Almost a month later the cocktail experiment is concluded – or at least Phase 1 is.
I realized that in my original post I neglected to discuss why one might want to age a cocktail. Essentially, the aging process mellows the alcohol and fuses the flavors of the ingredients, adding the charred notes of the wood in the process just like aging bourbon or anything else. I had originally thought a few weeks would be the right amount of time to age the Vieux Carrés but I have now revised that down to a week to ten days.

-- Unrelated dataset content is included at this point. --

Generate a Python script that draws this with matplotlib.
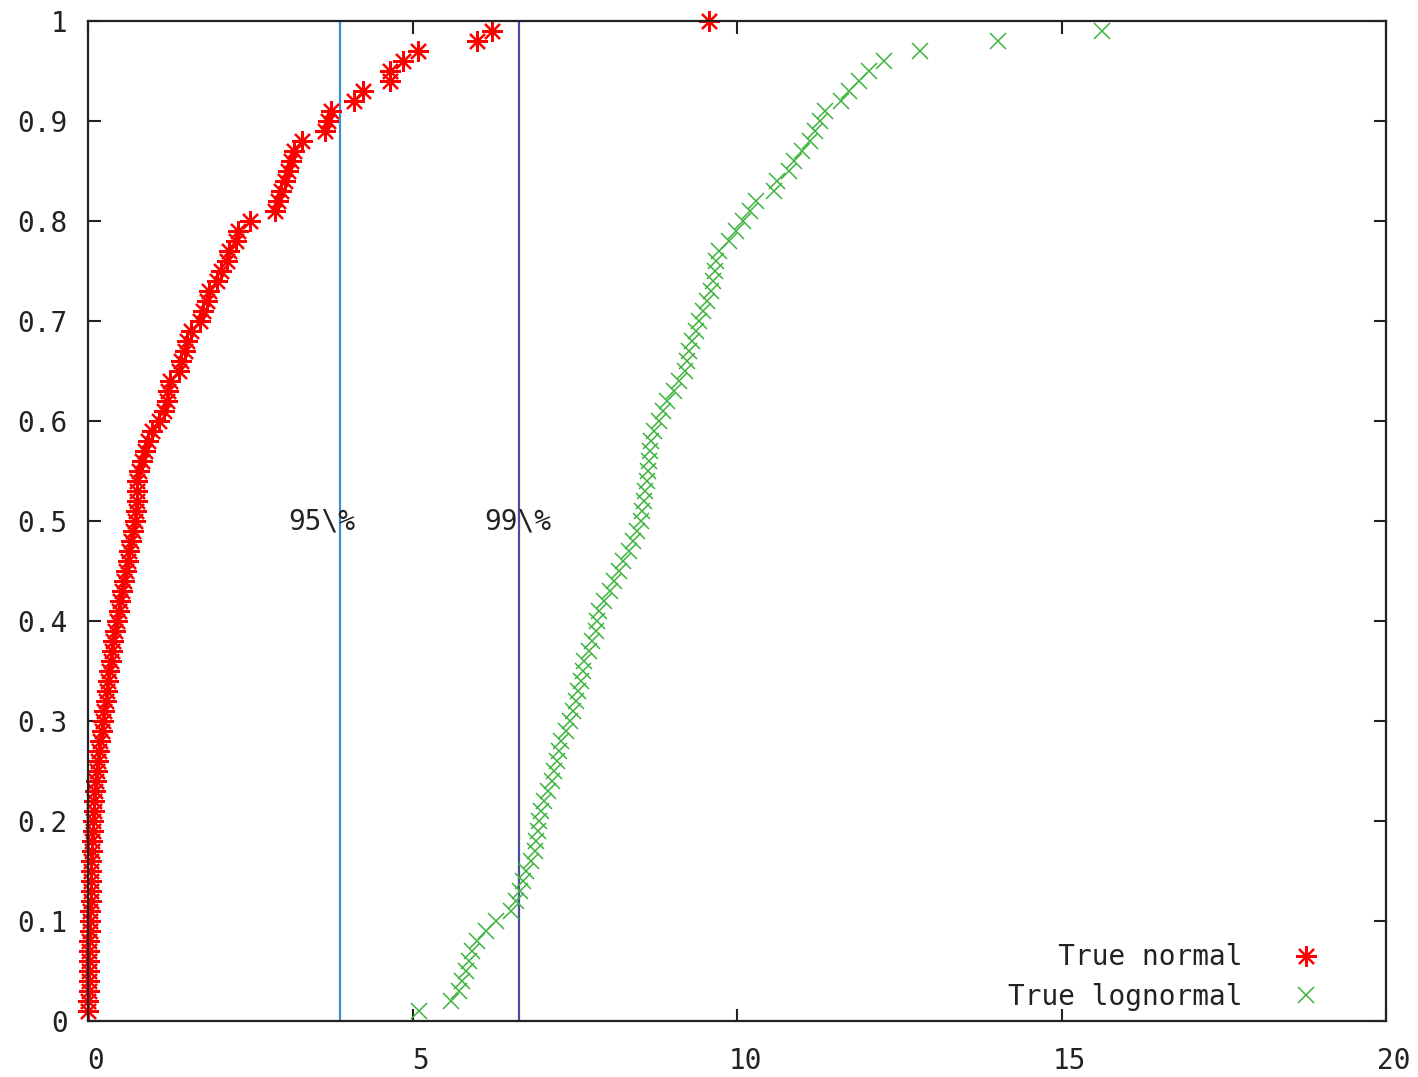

At Week 1 of the aging process I started testing and conducting “vertical tastings”, mixing up a fresh batch of cocktails alongside the aged ones. This actually being my first ever aged cocktail experience I was wondering what it would taste like and slightly worried I might not notice the difference (horror).
Turns out I shouldn’t have worried – the difference is overwhelming, and also delicious. Just as it’s supposed to, the barrel stave and aging process had blended and softened the flavors. The aged cocktail was less bright, and smoother than its fresh cousin, with a hint of oak. This also made it even more highly drinkable (read: dangerous).
I stopped the aging in one of the bottles at one week, and continued to sample it against other bottles for comparison. At ten days it was still great, but at two weeks the wood got to be a bit overpowering, adding a hard edge to the mix. Still drinkable – don’t worry I’m not about to let it go to waste! – but not as soft and velvety as the one week.
Oh no, you might think, what if I miss the sweet spot and don’t have time to drink it in the 7-10 day window. Not to fear, just remove the stave from the bottle and enjoy at your leisure.